Lion House Classics, Cookbook





Brown Sugar Mixture:

4 cups water
2 cups brown sugar (I usually decrease to 1 2/3 cups brown sugar)
1/4 cup butter or margarine

Mix and boil together. Set aside.

Cake:

1 cup sugar
1/4 cup butter, softened
1 cup chopped peeled Granny Smith apples
2 cups flour
1 teaspoon nutmeg
1 teaspoon cinnamon
2 1/2 teaspoons baking powder
1/2 teaspoon salt
1 1/2 teaspoons baking soda
1 cup milk
1 teaspoon vanilla
1/2 cup raisins (optional)
1 cup chopped walnuts (I usually add 1/2 cup chopped pecans instead).

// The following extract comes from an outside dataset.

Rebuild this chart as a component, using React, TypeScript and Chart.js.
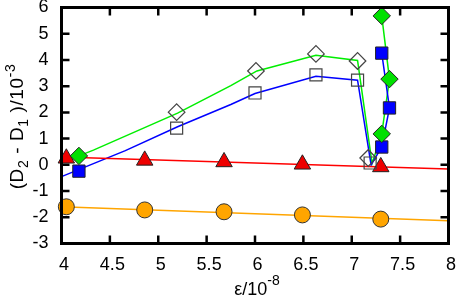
import React, { useEffect, useRef } from "react";
import { Chart, registerables } from "chart.js";

Chart.register(...registerables);

// Axis ranges / ticks
const xMin = 4;
const xMax = 8;
const xStep = 0.5;
const yMin = -3;
const yMax = 6;
const yStep = 1;

// Orange circles + fitted line
const circleX = [4.05, 4.86, 5.68, 6.49, 7.3];
const circleY = [-1.6, -1.72, -1.79, -1.91, -2.07];
const orangeLineX = [4.0, 8.0];
const orangeLineY = [-1.6, -2.13];

// Red triangles + fitted line
const triangleX = [4.05, 4.86, 5.68, 6.49, 7.3];
const triangleY = [0.25, 0.17, 0.11, 0.02, -0.08];
const redLineX = [4.0, 8.0];
const redLineY = [0.3, -0.16];

// Open squares (gray)
const openSquareX = [5.19, 6.0, 6.63, 7.06, 7.19];
const openSquareY = [1.4, 2.74, 3.43, 3.23, 0.07];

// Open diamonds (gray)
const openDiamondX = [5.19, 6.01, 6.63, 7.06, 7.17];
const openDiamondY = [2.01, 3.58, 4.23, 3.96, 0.26];

// Filled blue squares
const blueSquareX = [4.18, 7.31, 7.39, 7.31];
const blueSquareY = [-0.24, 0.68, 2.17, 4.26];

// Filled green diamonds
const greenDiamondX = [4.18, 7.31, 7.39, 7.31];
const greenDiamondY = [0.34, 1.18, 3.27, 5.68];

// Blue curve
const blueLineX = [4.0, 4.66, 5.2, 5.75, 6.0, 6.63, 7.06, 7.2, 7.31, 7.39, 7.31];
const blueLineY = [-0.45, 0.54, 1.45, 2.3, 2.72, 3.38, 3.23, 0.0, 0.68, 2.17, 4.26];

// Green curve
const greenLineX = [4.18, 4.33, 5.2, 5.75, 6.02, 6.63, 7.06, 7.21, 7.31, 7.39, 7.31];
const greenLineY = [0.34, 0.56, 1.97, 3.02, 3.58, 4.18, 3.98, 0.05, 1.18, 3.27, 5.68];

const FONT = "'Liberation Sans', Arial, Helvetica, sans-serif";
const TICK_SIZE = 18;

function pts(xs: number[], ys: number[]) {
  return xs.map((x, i) => ({ x, y: ys[i] }));
}

function range(a: number, b: number, s: number) {
  const out: number[] = [];
  for (let v = a; v <= b + 1e-9; v += s) out.push(Math.round(v * 1000) / 1000);
  return out;
}

const framePlugin = {
  id: "frame",
  afterDatasetsDraw(chart: any) {
    const { ctx, chartArea } = chart;
    const xs = chart.scales.x;
    const ys = chart.scales.y;
    const { left, right, top, bottom } = chartArea;
    ctx.save();
    ctx.strokeStyle = "#000";
    ctx.lineWidth = 2.5;
    const tl = 8;
    ctx.beginPath();
    for (const v of range(xMin, xMax, xStep)) {
      const p = xs.getPixelForValue(v);
      ctx.moveTo(p, bottom);
      ctx.lineTo(p, bottom - tl);
      ctx.moveTo(p, top);
      ctx.lineTo(p, top + tl);
    }
    for (const v of range(yMin, yMax, yStep)) {
      const p = ys.getPixelForValue(v);
      ctx.moveTo(left, p);
      ctx.lineTo(left + tl, p);
      ctx.moveTo(right, p);
      ctx.lineTo(right - tl, p);
    }
    ctx.stroke();
    ctx.lineWidth = 3;
    ctx.strokeRect(left, top, right - left, bottom - top);
    ctx.restore();
  },
  afterDraw(chart: any) {
    const { ctx, chartArea } = chart;
    ctx.save();
    ctx.fillStyle = "#000";
    ctx.textBaseline = "alphabetic";
    const big = `${TICK_SIZE}px ${FONT}`;
    const small = `14px ${FONT}`;

    // x title: ε/10^-8
    const xsegs: [string, string, number][] = [
      ["ε/10", big, 0],
      ["-8", small, -10],
    ];
    let w = 0;
    for (const [t, f] of xsegs) {
      ctx.font = f;
      w += ctx.measureText(t).width;
    }
    let cx = (chartArea.left + chartArea.right) / 2 + 2 - w / 2;
    for (const [t, f, dy] of xsegs) {
      ctx.font = f;
      ctx.fillText(t, cx, 295 + dy);
      cx += ctx.measureText(t).width;
    }

    // y title: (D_2 - D_1 )/10^-3
    const yBig = `19px ${FONT}`;
    const ysegs: [string, string, number][] = [
      ["(D", yBig, 0],
      ["2", small, 5],
      [" - D", yBig, 0],
      ["1", small, 5],
      [" )/10", yBig, 0],
      ["-3", small, -8],
    ];
    (ctx as any).letterSpacing = "0.6px";
    w = 0;
    for (const [t, f] of ysegs) {
      ctx.font = f;
      w += ctx.measureText(t).width;
    }
    ctx.translate(23, (chartArea.top + chartArea.bottom) / 2 + 1);
    ctx.rotate(-Math.PI / 2);
    let px = -w / 2;
    for (const [t, f, dy] of ysegs) {
      ctx.font = f;
      ctx.fillText(t, px, dy);
      px += ctx.measureText(t).width;
    }
    ctx.restore();
  },
};

const zeroPad = (s: any) => {
  s.paddingTop = 0;
  s.paddingBottom = 0;
  s.paddingLeft = 0;
  s.paddingRight = 0;
};

export default function App() {
  const ref = useRef<HTMLCanvasElement>(null);
  useEffect(() => {
    document.body.style.margin = "0";
    const canvas = ref.current!;
    const lineDs = (xs: number[], ys: number[], color: string) => ({
      type: "line" as const,
      data: pts(xs, ys),
      showLine: true,
      borderColor: color,
      borderWidth: 1.5,
      pointRadius: 0,
      pointHoverRadius: 0,
      fill: false,
      tension: 0,
      clip: false as any,
      order: 2,
    });
    const markerDs = (
      xs: number[],
      ys: number[],
      style: string,
      r: number,
      fill: string,
      stroke: string,
      bw: number
    ) => ({
      type: "scatter" as const,
      data: pts(xs, ys),
      showLine: false,
      pointStyle: style,
      pointRadius: r,
      pointHoverRadius: r,
      pointBackgroundColor: fill,
      pointBorderColor: stroke,
      pointBorderWidth: bw,
      backgroundColor: fill,
      borderColor: stroke,
      clip: false as any,
      order: 1,
    });

    const chart = new Chart(canvas, {
      type: "scatter",
      data: {
        datasets: [
          lineDs(orangeLineX, orangeLineY, "#ffa500"),
          lineDs(redLineX, redLineY, "#ff0000"),
          lineDs(blueLineX, blueLineY, "#0000ff"),
          lineDs(greenLineX, greenLineY, "#00ee00"),
          markerDs(greenDiamondX, greenDiamondY, "rectRot", 8.7, "#00e000", "#222", 1),
          markerDs(blueSquareX, blueSquareY, "rect", 8.7, "#0000ff", "#222", 1),
          markerDs(openDiamondX, openDiamondY, "rectRot", 8.3, "rgba(0,0,0,0)", "#444", 1.2),
          markerDs(openSquareX, openSquareY, "rect", 8.5, "rgba(0,0,0,0)", "#444", 1.2),
          markerDs(triangleX, triangleY, "triangle", 9.5, "#ee0000", "#222", 1),
          markerDs(circleX, circleY, "circle", 8, "#ffa500", "#333", 1),
        ] as any,
      },
      options: {
        animation: false,
        responsive: false,
        events: [],
        layout: {
          autoPadding: false,
          padding: { left: 0, top: 7.5, right: 9.5, bottom: 0 },
        } as any,
        plugins: {
          legend: { display: false },
          tooltip: { enabled: false },
        },
        scales: {
          x: {
            type: "linear",
            min: xMin,
            max: xMax,
            grid: { display: false, drawTicks: false },
            border: { display: false },
            ticks: {
              stepSize: xStep,
              padding: 11,
              labelOffset: 2.5,
              color: "#000",
              font: { family: FONT, size: TICK_SIZE },
              maxRotation: 0,
              autoSkip: false,
              callback: (v: any) => String(Math.round(Number(v) * 10) / 10),
            },
            afterFit: (s: any) => {
              s.height = 57.5;
              zeroPad(s);
            },
          },
          y: {
            type: "linear",
            min: yMin,
            max: yMax,
            grid: { display: false, drawTicks: false },
            border: { display: false },
            ticks: {
              stepSize: yStep,
              padding: 13,
              color: "#000",
              font: { family: FONT, size: TICK_SIZE },
              autoSkip: false,
              callback: (v: any) => String(v),
            },
            afterFit: (s: any) => {
              s.width = 61.5;
              zeroPad(s);
            },
          },
        },
      },
      plugins: [framePlugin],
    });
    return () => chart.destroy();
  }, []);
  return <canvas ref={ref} width={458} height={301} style={{ display: "block" }} />;
}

Cream butter; add sugar and cream thoroughly; add chopped apples. Sift dry ingredients together and add alternately with milk. Stir in remaining ingredients.

Spread batter into greased 13x9x2-in pan. Pour hot brown sugar and butter mixture over batter.

Bake at 375 degrees for 45 minutes. Cut in squares and serve, warm or cold, with whipped cream, if desired.